Father's Day is always a very bittersweet day for me. This year, perhaps more than others. While we LOVE celebrating this guy...
...who is always down to simply enjoy life, not afraid to act silly, who works hard but not *too hard* because he realizes time with his girls is more important than any amount of money...
...it is also always a day to remember the incredible man I called Dad for sixteen amazing years.
He left too soon, as the good always do. I try to focus on the good - the "Go Tiffer" shouted above all the other parents' cheers, letting me skate around his warehouse in rollerskates (something OSHA would never allow today), his ridiculous singing and dancing in the truck when a boy I had a crush on pulled up next to us a stop light...

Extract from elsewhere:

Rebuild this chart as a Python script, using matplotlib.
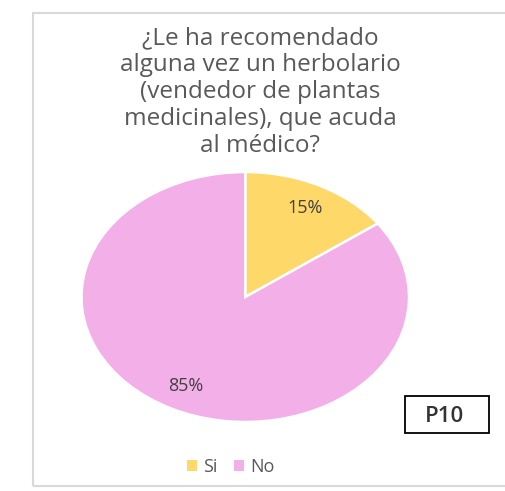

It makes my heart ache for that time back. It hurts even more knowing my girls will never know their Papa, in the physical anyway. He was an amazing father, but an even more amazing grandpa. His love radiated to everyone he was around.
He left a legacy I hope to pass down to my girls, though I'm not sure anyone truly could. In his absence two men stepped up for the remainder of my teen years...my incredible brother and my uncle (Dad's brother). I've always adored those two, for different reasons, so when it came time to decide how I was going to walk down the aisle without my father, there wasn't much question as to who I was going to ask.
Unfortunately, in between recitals yesterday, I received a message from my cousin to call her followed by an email from my aunt. My beloved uncle had passed away of an apparent heart attack. It was sudden, unexpected, and I quietly cried to myself on the drive home while the older Things were immersed in a roadrunner DVD.
He will be so incredibly missed. I am completely guilt-ridden - we have talked for the last three or four years about driving out to visit on the east coast but never getting around to it, other trips taking priority. I find peace in that he is no longer suffering as he had been in pain for many, many years (a Vietnam vet with a broken back, to put it mildly and without much detail). But my heart still hurts and this one will take time to process.
With all that said, we did try and enjoy our Father's Day. Our plan was to make a big breakfast, head out for lunch, and then hit the zoo as the next week is supposed to spike into the 800* mark. We accomplished the first two before car troubles stopped us from heading to the zoo.
Mmmm Noodles!
Despite the heartache and stress of car issues we had a great day celebrating this guy. My girls don't know how lucky they are to have him. To all the dad's out there, living and not, a very Happy Father's Day.